Civil Liberties

The Right Not to be Offended?

Even offensive speech deserves protection


It's a discredit to our national confidence that each time some impolite thought—perceived or otherwise—is uttered, sketched, or typed, a faction of professionally offended Americans engages in a collective hypersensitivity meltdown.

It has been a long-standing custom for opponents to shut down debate by tagging adversaries with some dreadful labels. No one wants to be called a racist, a Commie, or a neocon. It's gotten to the point that the gatekeepers of the news walk so tepidly on the path of least resistance a journalist can't even get a dirty joke in the newspaper.

Attorney General Eric Holder recently claimed that we, as a nation, have been cowards on the topic of race. And maybe he's right. Some Americans are cowards. Other Americans—the ones in the media—worry that Al Sharpton might show up in their doorways and shake down their kids for allowance money.

Sean Delonas, cartooning at the New York Post, recently learned what happens when you inadvertently offend. He equated congressional authors of the so-called stimulus bill with that crazy rampaging chimpanzee (admittedly an unpardonable insult to our simian cousins). But some readers saw Barack Obama. So the situation has erupted into a massively stupid kerfuffle.

Now, I don't doubt that many readers of this admittedly unfortunate cartoon legitimately were offended. So let's, for the sake of argument, concede that the cartoonist is a raging racist. What now?
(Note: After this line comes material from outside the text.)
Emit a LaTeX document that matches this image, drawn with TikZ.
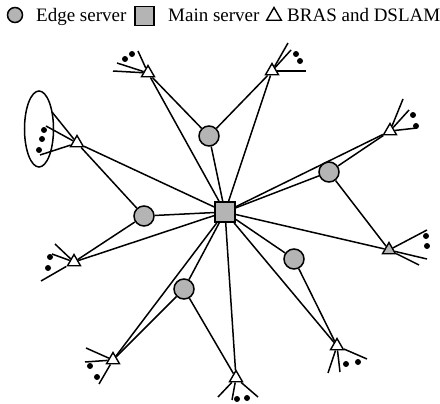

In protests this week, students at a New York college urged boycotts, began burning newspapers—a hop, skip, and jump from burning books!—and demanded that anyone involved with the cartoon be fired. Fair enough.

But now the Rev. Al has ordered a meeting with the Federal Communications Commission so he—a man who has set off more chaos, loathing, and racism in New York than any cartoonist—can discuss the ownership of the Post. The FCC, according to Sharpton, has acquiesced to meet in Washington.

As an antiquated government entity, the FCC controls the public airwaves and ownership of media companies. What if it meets with Sharpton and then moves against the New York Post's owner?

We largely have avoided the corrosive trend of chilling free speech—though discussions about the "Fairness Doctrine" (and its derivatives), which allows government to dictate what opinions Americans should hear on the public airwaves, remains a hobbyhorse for some lefties.

A media outlet, of course, is under no obligation to print something that gratuitously offends readers, and it would be counterproductive for it to do so. But umbrage often is taken regardless. Should an angry conservative leader have met with the FCC to discuss the future of The Washington Post's ownership when one of the paper's cartoonists depicted an American solider as a suicide bomber a few years ago? Imagine the outrage such a move would have caused.

Recently, Geert Wilders—a Dutch politician who produced the film "Fitna," which asserts that Islam is a threat to enlightened Western values—was refused entry into the United Kingdom because of that nation's policy to "stop those who want to spread extremism, hatred and violent messages."

The British proved Wilders' point about Islam's influence by suppressing free expression. The case of Wilders, who is in the U.S. right now, offers a cautionary lesson.

Feel free to be indignant and hurt. Feel free to boycott and to cast nasty aspersions on the decency of those who offend you. But let's keep government out of it. If we're not careful, the war against offensive speech could morph into a war against free speech.

David Harsanyi is a columnist at The Denver Post and the author of Nanny State.